A new leaf-like solar panel developed by researchers at Imperial College London can harvest solar energy and produce freshwater, imitating natural processes in plants. The invention, called PV-leaf, uses cost-effective materials and has the potential to inspire future renewable energy technologies.
A new study has shown that PV-leaves can generate 13% more energy than traditional solar panels, which typically lose up to 70 percent of incoming solar energy. If efficiently deployed, the PV-leaf could generate over 40 billion cubic meters of freshwater annually by 2050, according to Interesting Engineering.
Dr.
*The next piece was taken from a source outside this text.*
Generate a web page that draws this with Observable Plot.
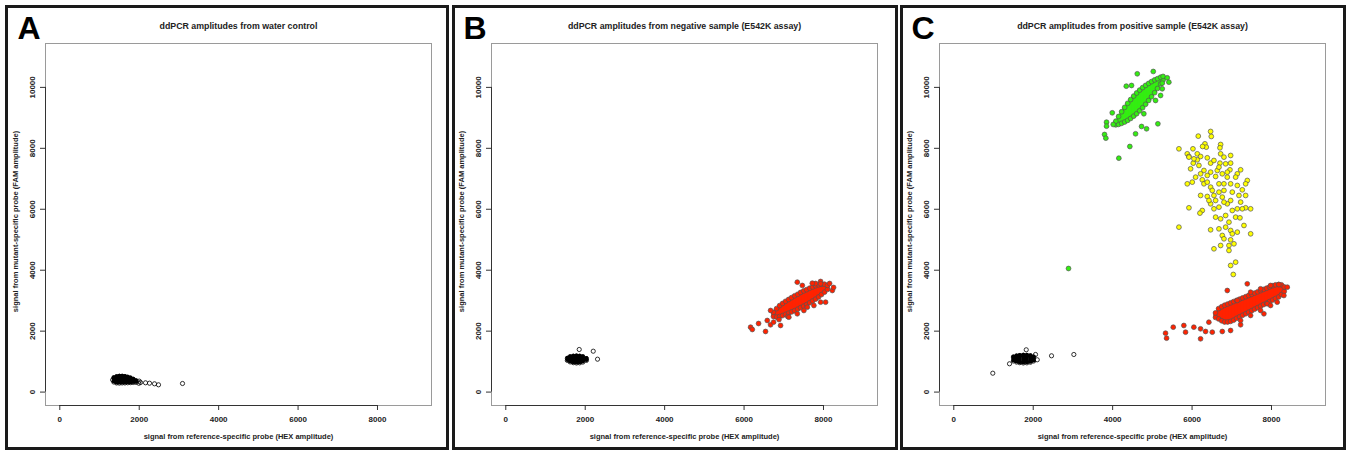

Gan Huang, the Honorary Research Fellow in the Department of Chemical Engineering and author of the research, stated that the design has great potential for improving solar panel performance in a cost-effective and practical manner.
The artificial leaf design eliminates the need for pumps, fans, control units, and expensive porous materials. Furthermore, it can adapt to various solar conditions, provide thermal energy, and withstand ambient temperatures.
Professor Christos Markides, the Head of Clean Energy Processes Laboratory and study author, believes that implementing this innovative leaf-like design can accelerate the global energy transition and address the vital challenges of energy and freshwater demand.
The PV-leaf is inspired by real leaves and replicates their transpiration process, where water moves from the roots to the tips of leaves. This innovative design allows water to circulate, distribute, and evaporate through the PV-leaf.
The use of natural fibers imitates leaf veins. Meanwhile, hydrogels mimic sponge cells, effectively dissipating heat from solar PV cells.
Scientists have previously drawn inspiration from plants to develop energy solutions. For instance, in October 2019, researchers from the University of Cambridge designed an “artificial leaf” that used sunlight, carbon dioxide, and water to produce a clean gas called syngas.
In a similar vein, in August 2020, scientists from the same institution created floating “artificial leaves” that used photosynthesis to generate clean fuels from sunlight and water. These autonomous devices, light enough to float, offered an environmentally friendly alternative to traditional solar panels that require land space.
The Imperial College London researchers recently published their report about PV-leaves in Nature Communications.